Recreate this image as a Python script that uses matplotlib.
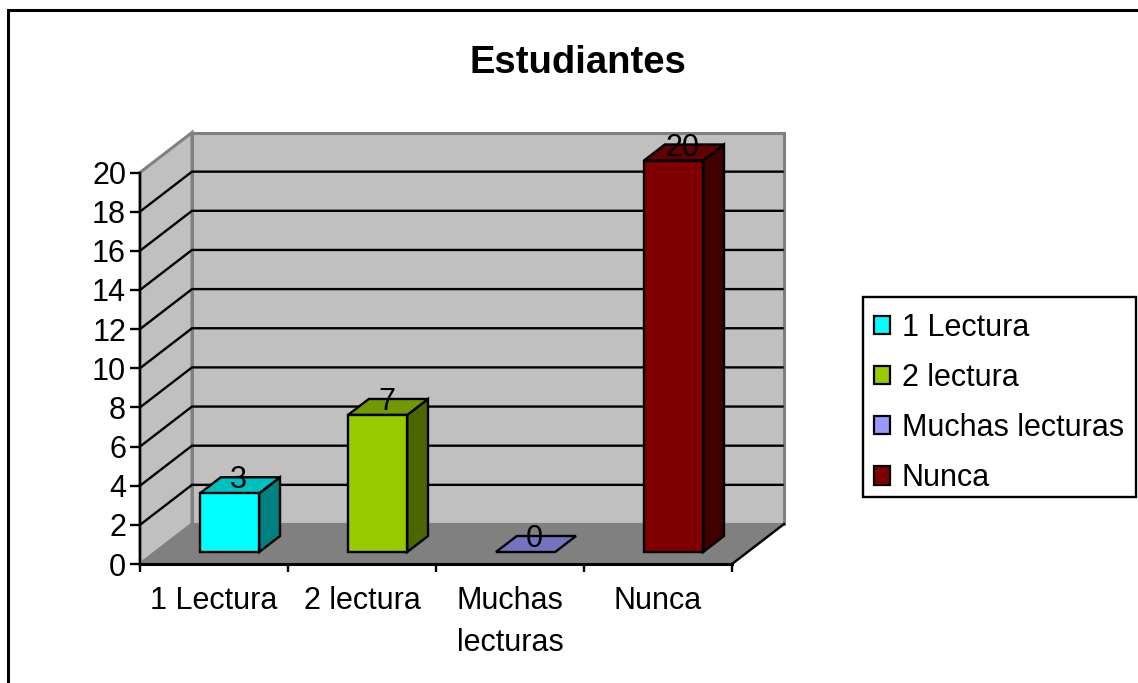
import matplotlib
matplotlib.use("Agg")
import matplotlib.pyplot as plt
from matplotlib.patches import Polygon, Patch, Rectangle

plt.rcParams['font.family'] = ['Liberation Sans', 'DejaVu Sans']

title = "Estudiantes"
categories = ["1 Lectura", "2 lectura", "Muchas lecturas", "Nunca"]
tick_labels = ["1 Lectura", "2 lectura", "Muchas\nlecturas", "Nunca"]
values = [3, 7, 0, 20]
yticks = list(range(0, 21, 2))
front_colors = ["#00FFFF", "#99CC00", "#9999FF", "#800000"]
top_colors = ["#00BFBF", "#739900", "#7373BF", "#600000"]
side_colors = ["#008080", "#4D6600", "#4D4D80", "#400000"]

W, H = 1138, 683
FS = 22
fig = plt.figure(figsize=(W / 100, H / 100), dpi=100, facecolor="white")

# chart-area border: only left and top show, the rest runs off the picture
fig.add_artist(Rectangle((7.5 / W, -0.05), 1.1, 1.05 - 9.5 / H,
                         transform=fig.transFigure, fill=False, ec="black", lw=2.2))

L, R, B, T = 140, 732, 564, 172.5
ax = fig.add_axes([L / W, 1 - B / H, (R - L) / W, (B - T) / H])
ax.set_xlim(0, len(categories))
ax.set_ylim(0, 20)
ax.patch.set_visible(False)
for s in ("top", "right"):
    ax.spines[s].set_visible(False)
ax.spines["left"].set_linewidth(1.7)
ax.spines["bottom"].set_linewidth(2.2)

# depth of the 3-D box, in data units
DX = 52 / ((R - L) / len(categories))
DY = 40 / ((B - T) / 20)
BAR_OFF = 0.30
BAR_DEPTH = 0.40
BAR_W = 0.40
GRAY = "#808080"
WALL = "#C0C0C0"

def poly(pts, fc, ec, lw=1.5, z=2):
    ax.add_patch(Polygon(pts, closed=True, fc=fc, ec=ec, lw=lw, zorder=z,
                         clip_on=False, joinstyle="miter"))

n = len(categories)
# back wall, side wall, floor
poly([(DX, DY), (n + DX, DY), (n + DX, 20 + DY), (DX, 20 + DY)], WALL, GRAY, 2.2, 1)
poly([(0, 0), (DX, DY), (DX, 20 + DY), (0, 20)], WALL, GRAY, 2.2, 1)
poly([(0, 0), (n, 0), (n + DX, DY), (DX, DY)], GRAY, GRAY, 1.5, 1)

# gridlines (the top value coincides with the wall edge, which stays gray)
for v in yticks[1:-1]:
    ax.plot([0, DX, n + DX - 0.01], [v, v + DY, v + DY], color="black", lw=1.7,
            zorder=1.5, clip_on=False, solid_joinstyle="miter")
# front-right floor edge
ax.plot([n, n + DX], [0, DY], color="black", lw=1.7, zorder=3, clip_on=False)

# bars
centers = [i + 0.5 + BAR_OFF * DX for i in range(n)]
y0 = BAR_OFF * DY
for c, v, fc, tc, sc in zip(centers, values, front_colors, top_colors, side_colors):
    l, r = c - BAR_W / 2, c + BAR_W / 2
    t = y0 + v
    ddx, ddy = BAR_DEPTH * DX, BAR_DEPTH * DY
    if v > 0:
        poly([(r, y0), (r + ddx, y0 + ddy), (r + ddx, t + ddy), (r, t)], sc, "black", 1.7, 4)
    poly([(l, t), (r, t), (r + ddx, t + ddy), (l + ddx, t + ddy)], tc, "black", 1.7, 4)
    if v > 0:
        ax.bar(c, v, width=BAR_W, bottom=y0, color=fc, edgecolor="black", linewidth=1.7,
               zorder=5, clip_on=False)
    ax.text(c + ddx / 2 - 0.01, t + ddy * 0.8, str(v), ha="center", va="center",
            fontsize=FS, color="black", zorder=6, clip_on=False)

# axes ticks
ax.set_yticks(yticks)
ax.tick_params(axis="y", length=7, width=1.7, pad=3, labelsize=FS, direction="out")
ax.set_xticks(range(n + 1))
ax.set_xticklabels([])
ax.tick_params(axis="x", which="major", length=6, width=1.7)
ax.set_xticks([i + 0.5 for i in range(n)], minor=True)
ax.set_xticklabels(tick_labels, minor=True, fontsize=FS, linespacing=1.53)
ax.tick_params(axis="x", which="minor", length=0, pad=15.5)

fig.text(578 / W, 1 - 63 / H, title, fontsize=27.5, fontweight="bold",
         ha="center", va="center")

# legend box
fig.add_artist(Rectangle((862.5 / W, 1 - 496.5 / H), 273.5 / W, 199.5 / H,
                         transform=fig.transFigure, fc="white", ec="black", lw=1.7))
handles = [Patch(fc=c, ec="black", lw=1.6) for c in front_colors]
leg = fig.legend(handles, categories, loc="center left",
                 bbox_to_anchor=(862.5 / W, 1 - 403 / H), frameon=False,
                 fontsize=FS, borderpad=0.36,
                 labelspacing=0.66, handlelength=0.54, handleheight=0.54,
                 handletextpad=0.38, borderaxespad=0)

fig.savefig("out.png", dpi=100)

==================================================

### [Your objective]
Pictures are excluded: retype only the lines from the beginning of the listing above through the line with "fig = plt.figure(figsize=(W", both included.

### [Expected answer]
Recreate this image as a Python script that uses matplotlib.
import matplotlib
matplotlib.use("Agg")
import matplotlib.pyplot as plt
from matplotlib.patches import Polygon, Patch, Rectangle

plt.rcParams['font.family'] = ['Liberation Sans', 'DejaVu Sans']

title = "Estudiantes"
categories = ["1 Lectura", "2 lectura", "Muchas lecturas", "Nunca"]
tick_labels = ["1 Lectura", "2 lectura", "Muchas\nlecturas", "Nunca"]
values = [3, 7, 0, 20]
yticks = list(range(0, 21, 2))
front_colors = ["#00FFFF", "#99CC00", "#9999FF", "#800000"]
top_colors = ["#00BFBF", "#739900", "#7373BF", "#600000"]
side_colors = ["#008080", "#4D6600", "#4D4D80", "#400000"]

W, H = 1138, 683
FS = 22
fig = plt.figure(figsize=(W / 100, H / 100), dpi=100, facecolor="white")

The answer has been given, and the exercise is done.